>>

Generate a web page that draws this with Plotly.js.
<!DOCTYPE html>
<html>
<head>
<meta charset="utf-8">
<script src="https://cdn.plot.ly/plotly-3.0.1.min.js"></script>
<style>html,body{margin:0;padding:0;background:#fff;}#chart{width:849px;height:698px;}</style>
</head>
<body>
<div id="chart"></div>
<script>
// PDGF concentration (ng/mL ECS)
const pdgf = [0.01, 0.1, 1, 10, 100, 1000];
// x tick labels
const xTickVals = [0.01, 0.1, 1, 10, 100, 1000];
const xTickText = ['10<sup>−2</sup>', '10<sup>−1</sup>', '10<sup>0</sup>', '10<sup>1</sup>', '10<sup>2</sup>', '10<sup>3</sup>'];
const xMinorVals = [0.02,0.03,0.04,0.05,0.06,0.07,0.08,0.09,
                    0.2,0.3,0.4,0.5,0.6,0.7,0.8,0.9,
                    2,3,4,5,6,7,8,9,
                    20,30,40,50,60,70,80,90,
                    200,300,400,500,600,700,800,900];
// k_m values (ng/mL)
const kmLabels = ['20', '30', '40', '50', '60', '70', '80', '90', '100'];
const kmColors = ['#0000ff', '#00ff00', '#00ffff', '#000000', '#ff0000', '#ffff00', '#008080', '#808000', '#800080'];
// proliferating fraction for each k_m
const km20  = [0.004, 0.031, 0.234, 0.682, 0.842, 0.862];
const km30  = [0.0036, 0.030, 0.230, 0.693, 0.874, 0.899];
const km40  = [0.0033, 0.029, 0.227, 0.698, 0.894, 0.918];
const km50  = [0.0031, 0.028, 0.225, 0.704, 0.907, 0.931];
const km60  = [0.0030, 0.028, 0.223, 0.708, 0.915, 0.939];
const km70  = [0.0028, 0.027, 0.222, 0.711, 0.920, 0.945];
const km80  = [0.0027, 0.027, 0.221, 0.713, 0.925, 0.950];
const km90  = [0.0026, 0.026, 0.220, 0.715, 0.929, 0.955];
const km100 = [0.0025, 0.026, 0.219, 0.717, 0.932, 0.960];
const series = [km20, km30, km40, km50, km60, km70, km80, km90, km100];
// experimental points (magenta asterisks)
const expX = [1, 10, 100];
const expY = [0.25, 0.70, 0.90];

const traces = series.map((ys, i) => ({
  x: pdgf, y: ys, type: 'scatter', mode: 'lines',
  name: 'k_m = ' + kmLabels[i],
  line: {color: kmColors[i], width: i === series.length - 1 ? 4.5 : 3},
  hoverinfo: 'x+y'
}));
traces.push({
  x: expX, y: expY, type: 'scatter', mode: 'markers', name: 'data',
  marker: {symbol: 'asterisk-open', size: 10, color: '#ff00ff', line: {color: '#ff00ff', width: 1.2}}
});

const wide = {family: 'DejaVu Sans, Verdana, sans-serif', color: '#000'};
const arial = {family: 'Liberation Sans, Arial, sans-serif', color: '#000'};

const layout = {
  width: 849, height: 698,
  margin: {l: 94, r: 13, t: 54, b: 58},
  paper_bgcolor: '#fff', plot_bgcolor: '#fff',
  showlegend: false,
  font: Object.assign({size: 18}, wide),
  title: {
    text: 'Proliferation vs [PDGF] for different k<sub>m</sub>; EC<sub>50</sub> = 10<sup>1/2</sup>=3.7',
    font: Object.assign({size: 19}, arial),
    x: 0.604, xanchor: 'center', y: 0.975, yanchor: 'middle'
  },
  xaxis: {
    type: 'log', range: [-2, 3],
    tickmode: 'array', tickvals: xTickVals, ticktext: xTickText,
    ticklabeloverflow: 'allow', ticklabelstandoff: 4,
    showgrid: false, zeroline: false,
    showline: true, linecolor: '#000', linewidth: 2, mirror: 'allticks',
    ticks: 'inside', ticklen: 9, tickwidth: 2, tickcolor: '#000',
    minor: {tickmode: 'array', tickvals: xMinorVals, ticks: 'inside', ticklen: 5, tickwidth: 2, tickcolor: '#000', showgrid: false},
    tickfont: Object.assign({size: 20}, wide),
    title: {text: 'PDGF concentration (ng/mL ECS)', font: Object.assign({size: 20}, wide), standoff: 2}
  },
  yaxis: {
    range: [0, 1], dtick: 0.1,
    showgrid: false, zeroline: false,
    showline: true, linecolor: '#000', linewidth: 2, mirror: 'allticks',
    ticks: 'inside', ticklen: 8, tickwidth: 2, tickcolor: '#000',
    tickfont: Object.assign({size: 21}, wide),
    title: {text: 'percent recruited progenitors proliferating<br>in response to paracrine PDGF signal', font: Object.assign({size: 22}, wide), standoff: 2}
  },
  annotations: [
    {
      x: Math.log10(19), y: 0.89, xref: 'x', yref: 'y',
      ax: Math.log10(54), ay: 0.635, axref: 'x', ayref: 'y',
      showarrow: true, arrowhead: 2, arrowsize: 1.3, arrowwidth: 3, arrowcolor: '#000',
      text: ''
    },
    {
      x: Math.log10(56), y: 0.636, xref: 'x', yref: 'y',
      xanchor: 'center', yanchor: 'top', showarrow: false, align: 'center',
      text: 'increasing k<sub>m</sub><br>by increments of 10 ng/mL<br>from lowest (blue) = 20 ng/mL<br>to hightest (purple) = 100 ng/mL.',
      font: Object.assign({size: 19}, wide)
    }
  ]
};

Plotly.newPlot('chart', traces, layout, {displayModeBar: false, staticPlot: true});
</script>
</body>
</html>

<<

■ **Work to do**: Give back the data above exactly as it appears.

■ **Task result**:
Generate a web page that draws this with Plotly.js.
<!DOCTYPE html>
<html>
<head>
<meta charset="utf-8">
<script src="https://cdn.plot.ly/plotly-3.0.1.min.js"></script>
<style>html,body{margin:0;padding:0;background:#fff;}#chart{width:849px;height:698px;}</style>
</head>
<body>
<div id="chart"></div>
<script>
// PDGF concentration (ng/mL ECS)
const pdgf = [0.01, 0.1, 1, 10, 100, 1000];
// x tick labels
const xTickVals = [0.01, 0.1, 1, 10, 100, 1000];
const xTickText = ['10<sup>−2</sup>', '10<sup>−1</sup>', '10<sup>0</sup>', '10<sup>1</sup>', '10<sup>2</sup>', '10<sup>3</sup>'];
const xMinorVals = [0.02,0.03,0.04,0.05,0.06,0.07,0.08,0.09,
                    0.2,0.3,0.4,0.5,0.6,0.7,0.8,0.9,
                    2,3,4,5,6,7,8,9,
                    20,30,40,50,60,70,80,90,
                    200,300,400,500,600,700,800,900];
// k_m values (ng/mL)
const kmLabels = ['20', '30', '40', '50', '60', '70', '80', '90', '100'];
const kmColors = ['#0000ff', '#00ff00', '#00ffff', '#000000', '#ff0000', '#ffff00', '#008080', '#808000', '#800080'];
// proliferating fraction for each k_m
const km20  = [0.004, 0.031, 0.234, 0.682, 0.842, 0.862];
const km30  = [0.0036, 0.030, 0.230, 0.693, 0.874, 0.899];
const km40  = [0.0033, 0.029, 0.227, 0.698, 0.894, 0.918];
const km50  = [0.0031, 0.028, 0.225, 0.704, 0.907, 0.931];
const km60  = [0.0030, 0.028, 0.223, 0.708, 0.915, 0.939];
const km70  = [0.0028, 0.027, 0.222, 0.711, 0.920, 0.945];
const km80  = [0.0027, 0.027, 0.221, 0.713, 0.925, 0.950];
const km90  = [0.0026, 0.026, 0.220, 0.715, 0.929, 0.955];
const km100 = [0.0025, 0.026, 0.219, 0.717, 0.932, 0.960];
const series = [km20, km30, km40, km50, km60, km70, km80, km90, km100];
// experimental points (magenta asterisks)
const expX = [1, 10, 100];
const expY = [0.25, 0.70, 0.90];

const traces = series.map((ys, i) => ({
  x: pdgf, y: ys, type: 'scatter', mode: 'lines',
  name: 'k_m = ' + kmLabels[i],
  line: {color: kmColors[i], width: i === series.length - 1 ? 4.5 : 3},
  hoverinfo: 'x+y'
}));
traces.push({
  x: expX, y: expY, type: 'scatter', mode: 'markers', name: 'data',
  marker: {symbol: 'asterisk-open', size: 10, color: '#ff00ff', line: {color: '#ff00ff', width: 1.2}}
});

const wide = {family: 'DejaVu Sans, Verdana, sans-serif', color: '#000'};
const arial = {family: 'Liberation Sans, Arial, sans-serif', color: '#000'};

const layout = {
  width: 849, height: 698,
  margin: {l: 94, r: 13, t: 54, b: 58},
  paper_bgcolor: '#fff', plot_bgcolor: '#fff',
  showlegend: false,
  font: Object.assign({size: 18}, wide),
  title: {
    text: 'Proliferation vs [PDGF] for different k<sub>m</sub>; EC<sub>50</sub> = 10<sup>1/2</sup>=3.7',
    font: Object.assign({size: 19}, arial),
    x: 0.604, xanchor: 'center', y: 0.975, yanchor: 'middle'
  },
  xaxis: {
    type: 'log', range: [-2, 3],
    tickmode: 'array', tickvals: xTickVals, ticktext: xTickText,
    ticklabeloverflow: 'allow', ticklabelstandoff: 4,
    showgrid: false, zeroline: false,
    showline: true, linecolor: '#000', linewidth: 2, mirror: 'allticks',
    ticks: 'inside', ticklen: 9, tickwidth: 2, tickcolor: '#000',
    minor: {tickmode: 'array', tickvals: xMinorVals, ticks: 'inside', ticklen: 5, tickwidth: 2, tickcolor: '#000', showgrid: false},
    tickfont: Object.assign({size: 20}, wide),
    title: {text: 'PDGF concentration (ng/mL ECS)', font: Object.assign({size: 20}, wide), standoff: 2}
  },
  yaxis: {
    range: [0, 1], dtick: 0.1,
    showgrid: false, zeroline: false,
    showline: true, linecolor: '#000', linewidth: 2, mirror: 'allticks',
    ticks: 'inside', ticklen: 8, tickwidth: 2, tickcolor: '#000',
    tickfont: Object.assign({size: 21}, wide),
    title: {text: 'percent recruited progenitors proliferating<br>in response to paracrine PDGF signal', font: Object.assign({size: 22}, wide), standoff: 2}
  },
  annotations: [
    {
      x: Math.log10(19), y: 0.89, xref: 'x', yref: 'y',
      ax: Math.log10(54), ay: 0.635, axref: 'x', ayref: 'y',
      showarrow: true, arrowhead: 2, arrowsize: 1.3, arrowwidth: 3, arrowcolor: '#000',
      text: ''
    },
    {
      x: Math.log10(56), y: 0.636, xref: 'x', yref: 'y',
      xanchor: 'center', yanchor: 'top', showarrow: false, align: 'center',
      text: 'increasing k<sub>m</sub><br>by increments of 10 ng/mL<br>from lowest (blue) = 20 ng/mL<br>to hightest (purple) = 100 ng/mL.',
      font: Object.assign({size: 19}, wide)
    }
  ]
};

Plotly.newPlot('chart', traces, layout, {displayModeBar: false, staticPlot: true});
</script>
</body>
</html>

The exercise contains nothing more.